++++ Material for this exercise

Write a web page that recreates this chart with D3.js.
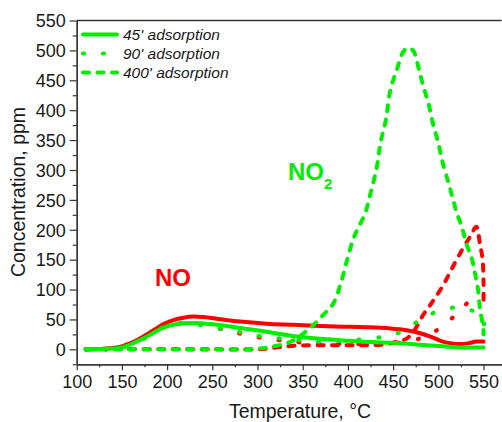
<!DOCTYPE html>
<html><head><meta charset="utf-8">
<script src="https://cdn.jsdelivr.net/npm/d3@7"></script>
<style>
html,body{margin:0;padding:0;background:#fff;}
text{font-family:"Liberation Sans",Arial,sans-serif;fill:#1a1a1a;}
</style></head>
<body>
<svg id="chart" width="502" height="422"></svg>
<script>
// ---- data (Temperature °C, Concentration ppm) ----
const xTicks = [100,150,200,250,300,350,400,450,500,550];
const yTicks = [0,50,100,150,200,250,300,350,400,450,500,550];
const legendLabels = ["45' adsorption","90' adsorption","400' adsorption"];

const no2_45_T = [110,130,150,165,181,195,210,229,250,266,285,303,320,340,360,377,395,413,430,450,470,487,505,524,540,550];
const no2_45_C = [0,1,3,12,24,36,42,44,42,39,35,31,27,22,19,17,15,13,12,11,9,7,5,3,3,3];

const no_45_T = [110,130,150,159,172,185,197,207,218,229,240,251,265,284,310,340,370,395,420,447,465,480,492,505,515,524,533,542,550];
const no_45_C = [0,1,5,10,20,32,43,49,53,55,54,52,49,46,43,41,39,38,37,35,32,27,21,13,10,9,10,13,13];

const no2_90_T = [110,150,180,203,225,250,273,295,320,341,365,400,435,458,480,498,520,537,546,550,550];
const no2_90_C = [0,3,22,42,43,37,31,24,19,16,13,15,20,29,49,63,70,65,60,50,29];

const no_90_T = [110,150,180,200,225,251,273,295,321,345,370,400,430,450,470,490,504,521,537,550];
const no_90_C = [0,3,25,40,44,37,29,22,16,12,10,9,9,10,14,25,38,60,82,78];

const no2_400_T = [110,150,200,250,300,317,330,341,352,362,373,384,392,399,406,412,419,424,432,436,442,447,454,461,466,472,478,483,489,494,500,505,511,515,520,526,531,537,541,544,546,549,550,550];
const no2_400_C = [0,0,0,0,1,5,9,16,28,41,58,77,110,149,185,205,227,255,305,345,384,434,467,497,504,500,472,442,412,378,345,311,280,258,230,205,177,152,124,99,69,43,31,25];

const no_400_T = [110,150,200,250,300,320,340,380,420,440,455,465,474,483,490,496,506,515,525,535,542,546,549,550,550];
const no_400_C = [0,0,0,0,0,3,6,7,7,8,13,18,33,57,72,85,109,135,163,188,205,177,150,110,80];

// ---- layout ----
const svg = d3.select("#chart");
const pL = 76.7, pR = 501.6, pT = 20.5, pB = 364.3;
const x = d3.scaleLinear().domain([100,570]).range([pL,pR]);
const y = d3.scaleLinear().domain([-25,550]).range([pB,pT]);

const GREEN = "#00ee00", RED = "#ff0000";
const styles = {
  solid:  {dash:null, w:4},
  dotted: {dash:"1 19", w:4.2},
  dashed: {dash:"6 8.5", w:4}
};

function pairs(T,C){ return T.map((t,i)=>[t,C[i]]); }
const series = [
  {d:pairs(no_45_T,no_45_C), c:RED, s:"solid"},
  {d:pairs(no_90_T,no_90_C), c:RED, s:"dotted"},
  {d:pairs(no_400_T,no_400_C), c:RED, s:"dashed"},
  {d:pairs(no2_45_T,no2_45_C), c:GREEN, s:"solid"},
  {d:pairs(no2_90_T,no2_90_C), c:GREEN, s:"dotted"},
  {d:pairs(no2_400_T,no2_400_C), c:GREEN, s:"dashed"}
];

const line = d3.line().x(d=>x(d[0])).y(d=>y(d[1])).curve(d3.curveCatmullRom.alpha(0.5));

series.forEach(sr=>{
  const st = styles[sr.s];
  svg.append("path").attr("d", line(sr.d))
    .attr("fill","none").attr("stroke",sr.c)
    .attr("stroke-width",st.w)
    .attr("stroke-linecap","round").attr("stroke-linejoin","round")
    .attr("stroke-dasharray",st.dash);
});

// axes
const xAxis = d3.axisBottom(x).tickValues(xTicks).tickSize(6).tickPadding(5).tickSizeOuter(0);
const xMinor = d3.axisBottom(x).tickValues(d3.range(125,570,50)).tickSize(3).tickFormat("").tickSizeOuter(0);
const yAxis = d3.axisLeft(y).tickValues(yTicks).tickSize(7).tickPadding(4).tickSizeOuter(0);
const yMinor = d3.axisLeft(y).tickValues(d3.range(-25,550,50)).tickSize(4).tickFormat("").tickSizeOuter(0);

function styleAxis(g){
  g.selectAll("path.domain").attr("stroke","#333").attr("stroke-width",1.3);
  g.selectAll("line").attr("stroke","#333").attr("stroke-width",1.2);
  g.selectAll("text").style("font-size","18px").attr("fill","#1a1a1a");
}
svg.append("g").attr("transform",`translate(0,${pB})`).call(xMinor).call(styleAxis);
svg.append("g").attr("transform",`translate(0,${pB})`).call(xAxis).call(styleAxis)
  .selectAll("text").attr("dy","0.71em");
svg.append("g").attr("transform",`translate(${pL},0)`).call(yMinor).call(styleAxis);
svg.append("g").attr("transform",`translate(${pL},0)`).call(yAxis).call(styleAxis)
  .selectAll("text").attr("dy","0.35em");

// top border
svg.append("line").attr("x1",pL).attr("x2",pR).attr("y1",pT).attr("y2",pT)
  .attr("stroke","#333").attr("stroke-width",1.3);

// axis titles
svg.append("text").attr("x",300).attr("y",418).attr("text-anchor","middle")
  .style("font-size","19.5px").text("Temperature, °C");
svg.append("text").attr("transform",`translate(25,192) rotate(-90)`).attr("text-anchor","middle")
  .style("font-size","19.5px").text("Concentration, ppm");

// legend
const legStyles = ["solid","dotted","dashed"];
legendLabels.forEach((lab,i)=>{
  const ly = 34.5 + i*19;
  const st = styles[legStyles[i]];
  svg.append("line").attr("x1",83).attr("x2",117).attr("y1",ly).attr("y2",ly)
    .attr("stroke",GREEN).attr("stroke-width",st.w).attr("stroke-linecap","round")
    .attr("stroke-dasharray",st.dash);
  svg.append("text").attr("x",123).attr("y",ly+5.5).style("font-size","15.5px")
    .style("font-style","italic").text(lab);
});

// annotations
svg.append("text").attr("x",155).attr("y",286).style("font-size","24px").style("font-weight","bold")
  .style("fill",RED).text("NO");
const t2 = svg.append("text").attr("x",288).attr("y",180).style("font-size","24px").style("font-weight","bold")
  .style("fill",GREEN);
t2.append("tspan").text("NO");
t2.append("tspan").attr("dy",9).style("font-size","15px").text("2");
</script>
</body></html>
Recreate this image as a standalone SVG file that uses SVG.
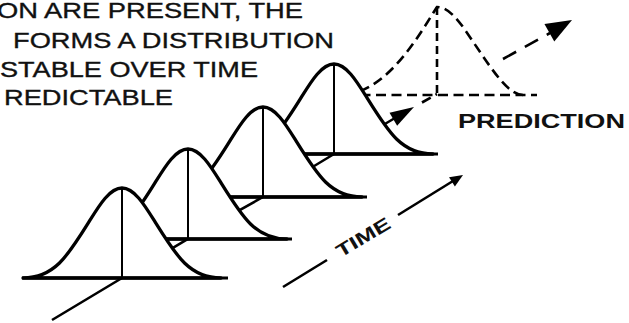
<svg xmlns="http://www.w3.org/2000/svg" xmlns:xlink="http://www.w3.org/1999/xlink" width="629" height="323" viewBox="0 0 629 323">
<style>
.curve{fill:#fff;stroke:#000;stroke-width:3.3;stroke-linejoin:round}
.base{stroke:#000;stroke-width:2.8}
.mid{stroke:#000;stroke-width:2}
.axis{fill:none;stroke:#000;stroke-width:2.6}
.dash{fill:none;stroke:#000;stroke-width:2.6;stroke-dasharray:10 5.5}
.head{fill:#000}
.cap{font-family:"Liberation Sans",Arial,sans-serif;font-size:22px;fill:#111;stroke:#111;stroke-width:0.35}
.lbl{font-family:"Liberation Sans",Arial,sans-serif;font-weight:bold;fill:#111}
</style>
<defs>
<path id="bell" d="M-99,0 C-68,0 -54.4,-21.8 -34,-54.6 C-23.1,-72.1 -12.6,-90 0,-90 C12.6,-90 23.1,-72.1 34,-54.6 C54.4,-21.8 68,0 99,0 Z"/>
<path id="head" d="M0,0 L-1,-0.5 L-1,0.5 Z"/>
</defs>
<rect width="629" height="323" fill="#fff"/>
<g id="caption">
<text class="cap" x="-3" y="18" textLength="306" lengthAdjust="spacingAndGlyphs">ON ARE PRESENT, THE</text>
<text class="cap" x="13" y="48" textLength="321" lengthAdjust="spacingAndGlyphs">FORMS A DISTRIBUTION</text>
<text class="cap" x="0" y="77" textLength="258" lengthAdjust="spacingAndGlyphs">STABLE OVER TIME</text>
<text class="cap" x="4" y="105" textLength="169" lengthAdjust="spacingAndGlyphs">REDICTABLE</text>
</g>
<g id="prediction">
<path class="dash" d="M345,95 C390,90 422,30 437,7 C450.3,7 461.5,24.5 473,41.6 C494.6,73.7 509,95 523,95"/>
<line class="dash" x1="437" y1="7" x2="437" y2="95" style="stroke-dasharray:8 5"/>
<line class="dash" x1="345" y1="95" x2="537" y2="95"/>
<text class="lbl" x="458" y="128" font-size="21" textLength="167" lengthAdjust="spacingAndGlyphs">PREDICTION</text>
</g>
<g id="connectors">
<polyline class="axis" points="52,320 122,278 188,239 263,197 334,154 395,118"/>
<use xlink:href="#head" class="head" transform="translate(414,107) rotate(-30.5) scale(24,15)"/>
<line class="dash" x1="422" y1="102.5" x2="437" y2="94"/>
<line class="dash" x1="503" y1="59" x2="550" y2="33" style="stroke-dasharray:15 10"/>
<use xlink:href="#head" class="head" transform="translate(572,20) rotate(-29.5) scale(26,20)"/>
<line class="axis" x1="283" y1="287" x2="327" y2="260"/>
<line class="axis" x1="398" y1="215" x2="453" y2="181"/>
<use xlink:href="#head" class="head" transform="translate(463,175) rotate(-32) scale(13,11)"/>
<text class="lbl" transform="translate(363,237) rotate(-31)" x="0" y="6.5" text-anchor="middle" font-size="18" textLength="60" lengthAdjust="spacingAndGlyphs">TIME</text>
</g>
<g id="dist4" transform="translate(334,154)">
<use xlink:href="#bell" class="curve"/>
<line class="base" x1="-100" y1="0" x2="104" y2="0"/>
<line class="mid" x1="0" y1="-90" x2="0" y2="0"/>
</g>
<g id="dist3" transform="translate(263,197)">
<use xlink:href="#bell" class="curve"/>
<line class="base" x1="-100" y1="0" x2="104" y2="0"/>
<line class="mid" x1="0" y1="-90" x2="0" y2="0"/>
</g>
<g id="dist2" transform="translate(188,239)">
<use xlink:href="#bell" class="curve"/>
<line class="base" x1="-100" y1="0" x2="104" y2="0"/>
<line class="mid" x1="0" y1="-90" x2="0" y2="0"/>
</g>
<g id="dist1" transform="translate(122,278)">
<use xlink:href="#bell" class="curve"/>
<line class="base" x1="-100" y1="0" x2="106" y2="0"/>
<line class="mid" x1="0" y1="-90" x2="0" y2="0"/>
</g>
</svg>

++++++++

Which lines in the records above contain the string "chart"? Copy each one.

Write a web page that recreates this chart with D3.js.
<svg id="chart" width="502" height="422"></svg>
const svg = d3.select("#chart");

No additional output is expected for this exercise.